>> START PROVIDED MATERIAL
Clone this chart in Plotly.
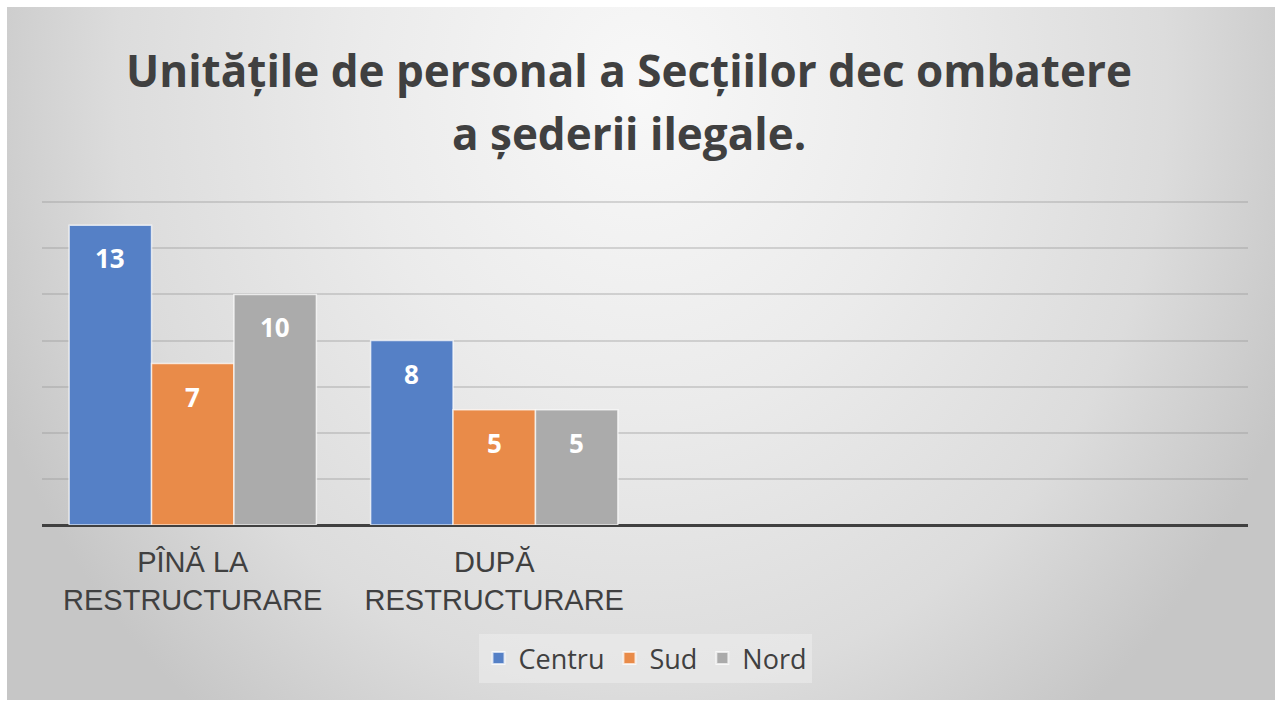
import base64
import plotly.graph_objects as go

categories = ["PÎNĂ LA<br>RESTRUCTURARE", "DUPĂ<br>RESTRUCTURARE", " ", "  "]
series_names = ["Centru", "Sud", "Nord"]
centru = [13, 8, None, None]
sud = [7, 5, None, None]
nord = [10, 5, None, None]
series_values = [centru, sud, nord]
colors = ["#5580C6", "#E98B49", "#ABABAB"]
title_lines = ["Unitățile de personal a Secțiilor dec ombatere", "a șederii ilegale."]
y_ticks = [0, 2, 4, 6, 8, 10, 12, 14]

W, H = 1281, 704
ML, MR, MT, MB = 42, 33, 201, 179
PW = W - ML - MR
PH = H - MT - MB
BARGAP = 0.18
YMAX = 14.05

fig = go.Figure()
for name, vals, col in zip(series_names, series_values, colors):
    fig.add_trace(go.Bar(
        x=categories, y=vals, name=name,
        marker=dict(color=col, line=dict(color="rgba(255,255,255,0.7)", width=1.5)),
        hoverinfo="skip",
    ))

# data labels, inside end of each bar
n_cat = len(categories)
cat_px = PW / n_cat
bar_px = cat_px * (1 - BARGAP) / len(series_names)
annotations = []
for j, vals in enumerate(series_values):
    for i, v in enumerate(vals):
        if v is None:
            continue
        annotations.append(dict(
            x=i, y=v, xref="x", yref="y", text=f"<b>{v}</b>", showarrow=False,
            xshift=(j - (len(series_names) - 1) / 2) * bar_px, yshift=-33,
            yanchor="middle",
            font=dict(family="Open Sans", size=26, color="white"),
        ))

def py_to_paper(py):
    return (H - MB - py) / PH

def px_to_paper(px):
    return (px - ML) / PW

for k, (line, cy) in enumerate(zip(title_lines, [70, 133])):
    annotations.append(dict(
        x=px_to_paper(629), y=py_to_paper(cy), xref="paper", yref="paper",
        text=f"<b>{line}</b>", showarrow=False, xanchor="center", yanchor="middle",
        font=dict(family="Open Sans", size=44, color="#404040"),
    ))

svg = '''<svg xmlns="http://www.w3.org/2000/svg" width="1268" height="693" viewBox="0 0 1268 693" preserveAspectRatio="none">
<defs><radialGradient id="g" cx="0" cy="0" r="1" gradientUnits="userSpaceOnUse" gradientTransform="translate(634 83) scale(700 800)">
<stop offset="0" stop-color="#f8f8f8"/><stop offset="0.4" stop-color="#ebebeb"/><stop offset="0.75" stop-color="#dcdcdc"/><stop offset="1" stop-color="#c6c6c6"/>
</radialGradient></defs><rect width="1268" height="693" fill="url(#g)"/></svg>'''
src = "data:image/svg+xml;base64," + base64.b64encode(svg.encode()).decode()

fig.update_layout(
    width=W, height=H,
    margin=dict(l=ML, r=MR, t=MT, b=MB, pad=0),
    paper_bgcolor="white",
    plot_bgcolor="rgba(0,0,0,0)",
    barmode="group", bargap=BARGAP, bargroupgap=0,
    showlegend=True,
    legend=dict(orientation="h", x=px_to_paper(645), xanchor="center", y=py_to_paper(634), yanchor="top",
                bgcolor="rgba(240,240,240,0.5)", font=dict(family="Open Sans", size=27, color="#404040"),
                itemsizing="constant", traceorder="normal", itemwidth=30),
    images=[dict(source=src, xref="paper", yref="paper", x=px_to_paper(7), y=py_to_paper(7),
                 sizex=px_to_paper(1275) - px_to_paper(7), sizey=py_to_paper(7) - py_to_paper(700),
                 xanchor="left", yanchor="top", sizing="stretch", layer="below")],
    annotations=annotations,
    xaxis=dict(type="category", categoryorder="array", categoryarray=categories,
               range=[-0.5, n_cat - 0.5], showgrid=False, zeroline=False, showline=False,
               ticks="", ticklabelstandoff=17,
               tickfont=dict(family="Liberation Sans", size=29, color="#404040")),
    yaxis=dict(range=[0, YMAX], tickvals=y_ticks, showticklabels=False, showgrid=True,
               gridcolor="rgba(150,150,150,0.35)", gridwidth=1.5, zeroline=True,
               zerolinecolor="#404040", zerolinewidth=3, showline=False),
)

fig.write_html("out.html", config={"displayModeBar": False},
               post_script="document.body.style.margin='0';")
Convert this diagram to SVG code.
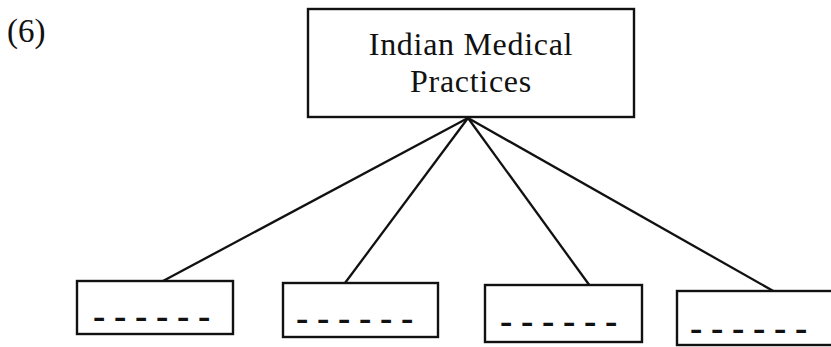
<svg xmlns="http://www.w3.org/2000/svg" width="831" height="347" viewBox="0 0 831 347">
<style>
.box{fill:#fff;stroke:#111;stroke-width:2.4}
.lbl{font-family:"Liberation Serif","Times New Roman",serif;fill:#111}
.t{font-size:32px;text-anchor:middle;letter-spacing:0.7px}
.d{font-size:37px;font-weight:bold;letter-spacing:8.7px}
.conn line{stroke:#111;stroke-width:2.3}
</style>
<rect width="831" height="347" fill="#fff"/>
<text class="lbl" x="7" y="42" font-size="33">(6)</text>
<g class="conn" id="connectors">
<line x1="468" y1="118" x2="163" y2="281"/>
<line x1="468" y1="118" x2="345" y2="283"/>
<line x1="468" y1="118" x2="590" y2="286"/>
<line x1="468" y1="118" x2="775" y2="292"/>
</g>
<g id="root">
<rect class="box" x="308" y="9" width="326" height="108"/>
<text class="lbl t" x="471" y="55">Indian Medical</text>
<text class="lbl t" x="471" y="92">Practices</text>
</g>
<g id="child1">
<rect class="box" x="77" y="281" width="156" height="53"/>
<text class="lbl d" x="93" y="328">------</text>
</g>
<g id="child2">
<rect class="box" x="283" y="283" width="155" height="54"/>
<text class="lbl d" x="296" y="330">------</text>
</g>
<g id="child3">
<rect class="box" x="485" y="285" width="157" height="57"/>
<text class="lbl d" x="500" y="333">------</text>
</g>
<g id="child4">
<rect class="box" x="677" y="291" width="170" height="54"/>
<text class="lbl d" x="690" y="340">------</text>
</g>
</svg>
>> END PROVIDED MATERIAL
Your task is to reproduce exactly the lines from the start of the data above through the line containing "import plotly.graph_objects as go", leaving every picture out.

Clone this chart in Plotly.
import base64
import plotly.graph_objects as go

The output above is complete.